Валентин Николаевич тоже оказывался где-то в стороне, он чертыхался и звал меня. Потом он совсем пропал из виду, откуда-то издали донесся его голос, а я никак не мог вытянуть санки из очередного замета; руки стали как чужие, а нос и щеки я, кажется, совсем перестал чувствовать. Тогда я повернулся к ветру спиной, но это получилось — лицом в обратную сторону от той, куда нам идти. Стал оглядываться. Было непонятно, где какая сторона. Вокруг свистит, метет, а я топчусь посреди этой кромешной зги. Холод пролез уже под одежду, ноги совсем закоченели. Я присел на корточки и пригнулся, чтоб хоть немного защититься от ветра.

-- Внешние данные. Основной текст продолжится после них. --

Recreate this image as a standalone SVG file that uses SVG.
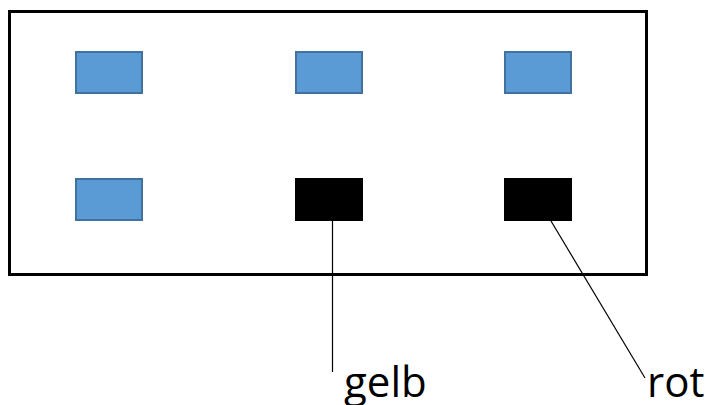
<svg xmlns="http://www.w3.org/2000/svg" width="708" height="405" viewBox="0 0 708 405">
<style>
.blue{fill:#5B9BD5;stroke:#41719C;stroke-width:2}
.black{fill:#000;stroke:none}
.lbl{font-family:"Open Sans","Noto Sans",sans-serif;font-size:42px;fill:#000}
.conn{stroke:#000;stroke-width:1.2;fill:none}
</style>
<rect x="0" y="0" width="708" height="405" fill="#fff"/>
<g id="frame"><rect x="9.5" y="11.5" width="637" height="263" fill="none" stroke="#000" stroke-width="3"/></g>
<g id="n1"><rect class="blue" x="76" y="52" width="66" height="41"/></g>
<g id="n2"><rect class="blue" x="296" y="52" width="66" height="41"/></g>
<g id="n3"><rect class="blue" x="505" y="52" width="66" height="41"/></g>
<g id="n4"><rect class="blue" x="76" y="179" width="66" height="41"/></g>
<g id="n5"><rect class="black" x="295" y="178" width="68" height="43"/></g>
<g id="n6"><rect class="black" x="504" y="178" width="68" height="43"/></g>
<g id="connectors">
<line class="conn" x1="332.5" y1="221" x2="332.5" y2="372"/>
<line class="conn" x1="551" y1="221" x2="645" y2="378"/>
</g>
<g id="l1"><text class="lbl" x="344" y="397">gelb</text></g>
<g id="l2"><text class="lbl" x="647" y="397">rot</text></g>
</svg>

Кажется, стало теплее. И захотелось прилечь — просто так. Ну, может быть, задремать на минутку.
И тут со всей отчетливостью давно читанной детской книжки я вспомнил, что так замерзают насмерть. И что если сейчас же не поднимусь и не пойду дальше, пусть из самых последних сил, то мне — каюк.
С трудом поднялся на ноги. Потянул санки за веревку, руки уже тоже плохо слушались. Потом услышал голос чертыхающегося Валентин-Николаича. Он шел почему-то в другую сторону, мне навстречу. Пурга, кажется, чуть потише, но в поле становилось все темнее. Телеграфных столбов совсем не видно.
И мы, еле передвигая ноги, поплелись. Уже просто наугад. Через сколько-то времени, совершенно не могу сказать, было это десять минут или два часа, впереди послышался лай. А потом мы увидели что-то светящееся. Окно!
Нас пустили в избу. У меня отморожены щеки и подбородок, пальцы на ногах. Валентин Николаевич отморозил нос и пальцы на руке.
Метки от этого похода — мерзнущие зимой пятна на лице оставались на мне лет тридцать. Потом вроде бы сошли понемногу.
Как и в любом оккупированном гитлеровским войском городе, наступил страшный день развешанных на улицах объявлений: «Жидам города Харькова...» Я это, естественно, не списывал, помню не дословно, а суть. Там приказывалось «всем жидам города Харькова» такого-то числа, это был завтрашний день, идти к восьми часам утра в поселок Тракторного завода. (Завод выпускал в начале войны танки, его еще летом эвакуировали на восток.) Что надо иметь при себе продукты, теплые вещи, документы, все свои деньги и ценности. Что не подчинившиеся приказу «будут расстреляны». Подписавшим значился какой-то высокий немецкий начальник, кажется генерал.